Unlike the mechanical rules for setting annual leave accrual rates, which are based strictly on years of service as an employee, giving credit for non-federal employment is left entirely in the hands of an agency head or his designee. It’s a discretionary flexibility that agencies can use to meet their human capital needs.
So who can be considered for this extra credit? A newly-appointed employee (or a reappointed employee with a break of at least 90 calendar days after his or her last period of civilian employment) or a retired member of the active duty uniformed service.
To give such credit, the agency head or his designee must make approve your prior work experience before you enter on duty. It can’t be made retroactively. And that determination must be based on a conclusion that the skills and experiences you possess are essential to the new position and 1) were acquired through the performance of non-federal or active duty service that directly relate to the position in which you are being appointed and 2) are necessary to achieve an important agency mission or performance goal.

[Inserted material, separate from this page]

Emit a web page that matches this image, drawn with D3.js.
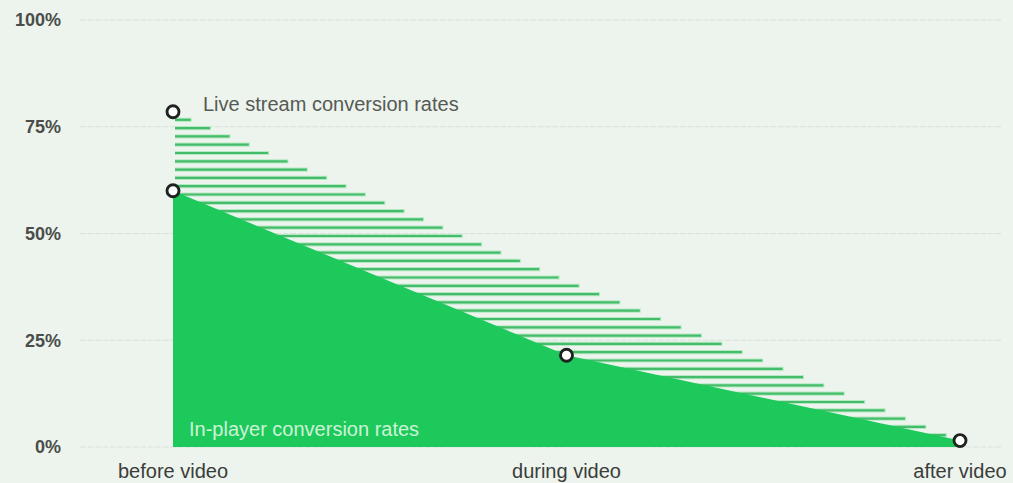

The amount of service credited to you can’t exceed the actual amount of service during which you performed the duties that were directly related to those of your new position. Once you’ve received that credit and have completed one year of continuous service, it will be permanently creditable for the purpose of determining your annual leave accrual rate for the duration of your career. However, if you leave government and return again, you won’t get any additional credit for the time you were employed.

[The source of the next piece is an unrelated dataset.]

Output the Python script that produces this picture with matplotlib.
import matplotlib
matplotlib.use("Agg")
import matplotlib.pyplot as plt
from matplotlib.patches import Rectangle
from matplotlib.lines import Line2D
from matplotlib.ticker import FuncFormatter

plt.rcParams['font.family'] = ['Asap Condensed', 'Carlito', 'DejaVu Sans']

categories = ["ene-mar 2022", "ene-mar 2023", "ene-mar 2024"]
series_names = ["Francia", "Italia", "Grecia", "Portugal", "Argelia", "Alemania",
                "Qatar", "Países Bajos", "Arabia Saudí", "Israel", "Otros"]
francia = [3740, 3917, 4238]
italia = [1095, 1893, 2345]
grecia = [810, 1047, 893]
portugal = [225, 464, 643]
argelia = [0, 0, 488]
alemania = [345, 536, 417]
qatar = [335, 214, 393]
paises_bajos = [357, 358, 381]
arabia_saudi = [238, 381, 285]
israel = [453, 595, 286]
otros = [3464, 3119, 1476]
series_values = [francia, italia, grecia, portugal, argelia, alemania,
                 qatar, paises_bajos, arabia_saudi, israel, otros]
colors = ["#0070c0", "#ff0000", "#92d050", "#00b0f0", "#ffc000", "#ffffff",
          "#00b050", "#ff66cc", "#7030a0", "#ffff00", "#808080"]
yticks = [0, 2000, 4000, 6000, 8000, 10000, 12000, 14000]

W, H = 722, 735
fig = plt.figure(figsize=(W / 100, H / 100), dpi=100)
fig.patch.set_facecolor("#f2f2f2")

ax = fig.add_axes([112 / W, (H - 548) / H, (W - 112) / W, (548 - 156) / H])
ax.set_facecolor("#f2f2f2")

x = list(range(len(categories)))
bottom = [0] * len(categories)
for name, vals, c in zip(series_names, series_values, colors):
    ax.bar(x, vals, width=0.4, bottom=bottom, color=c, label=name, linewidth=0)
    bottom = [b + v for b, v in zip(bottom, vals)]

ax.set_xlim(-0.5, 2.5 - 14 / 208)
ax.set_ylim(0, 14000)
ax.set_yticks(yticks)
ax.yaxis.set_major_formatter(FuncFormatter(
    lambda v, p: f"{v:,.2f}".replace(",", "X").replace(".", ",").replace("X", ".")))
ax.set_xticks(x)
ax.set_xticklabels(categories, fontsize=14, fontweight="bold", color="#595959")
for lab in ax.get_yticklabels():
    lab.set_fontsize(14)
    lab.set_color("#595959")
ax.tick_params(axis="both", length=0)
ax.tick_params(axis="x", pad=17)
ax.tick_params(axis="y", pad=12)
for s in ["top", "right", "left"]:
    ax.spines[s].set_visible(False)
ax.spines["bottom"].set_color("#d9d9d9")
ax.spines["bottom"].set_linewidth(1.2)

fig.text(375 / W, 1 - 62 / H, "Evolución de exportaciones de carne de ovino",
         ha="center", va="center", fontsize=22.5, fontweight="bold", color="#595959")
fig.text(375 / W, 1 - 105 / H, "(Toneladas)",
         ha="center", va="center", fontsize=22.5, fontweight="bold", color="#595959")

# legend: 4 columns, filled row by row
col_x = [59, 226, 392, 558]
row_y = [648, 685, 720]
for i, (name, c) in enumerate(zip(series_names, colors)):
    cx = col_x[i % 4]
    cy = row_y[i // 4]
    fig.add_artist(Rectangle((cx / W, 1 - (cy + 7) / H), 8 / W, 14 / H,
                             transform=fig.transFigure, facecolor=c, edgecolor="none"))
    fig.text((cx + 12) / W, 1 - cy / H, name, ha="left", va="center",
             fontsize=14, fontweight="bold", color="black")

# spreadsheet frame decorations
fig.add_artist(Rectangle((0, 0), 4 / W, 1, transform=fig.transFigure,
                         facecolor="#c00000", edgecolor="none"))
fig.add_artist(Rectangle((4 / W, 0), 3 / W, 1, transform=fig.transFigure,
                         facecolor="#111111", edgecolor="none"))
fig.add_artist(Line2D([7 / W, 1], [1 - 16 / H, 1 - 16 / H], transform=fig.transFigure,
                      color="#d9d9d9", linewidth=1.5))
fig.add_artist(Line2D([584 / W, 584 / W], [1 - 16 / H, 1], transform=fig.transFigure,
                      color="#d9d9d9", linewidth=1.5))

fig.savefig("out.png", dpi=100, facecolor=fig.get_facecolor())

FYI, with certain exceptions, if you are placed on leave without pay during that one-year period of continuous service, the time will be extended by the time you were in leave without pay. Here are the exceptions:
* you were called to active duty and placed on LWOP-US and later return to civilian service, or
* you separate or were placed on LWOP because of an on-the-job injury and recovered sufficiently to return to work.
A word to the wise. If you separate from the government or go to work for another federal agency before completing one year of continuous service, your agency will subtract the extra service credit they gave you and set a new service computation date. If you are leaving government, you’ll get a lump-sum payment for any unused annual leave. If you are transferring to another federal agency, your leave balance will go with you unless you are going to an agency that doesn’t accept such transfers. In that case you’ll receive a lump-sum payment.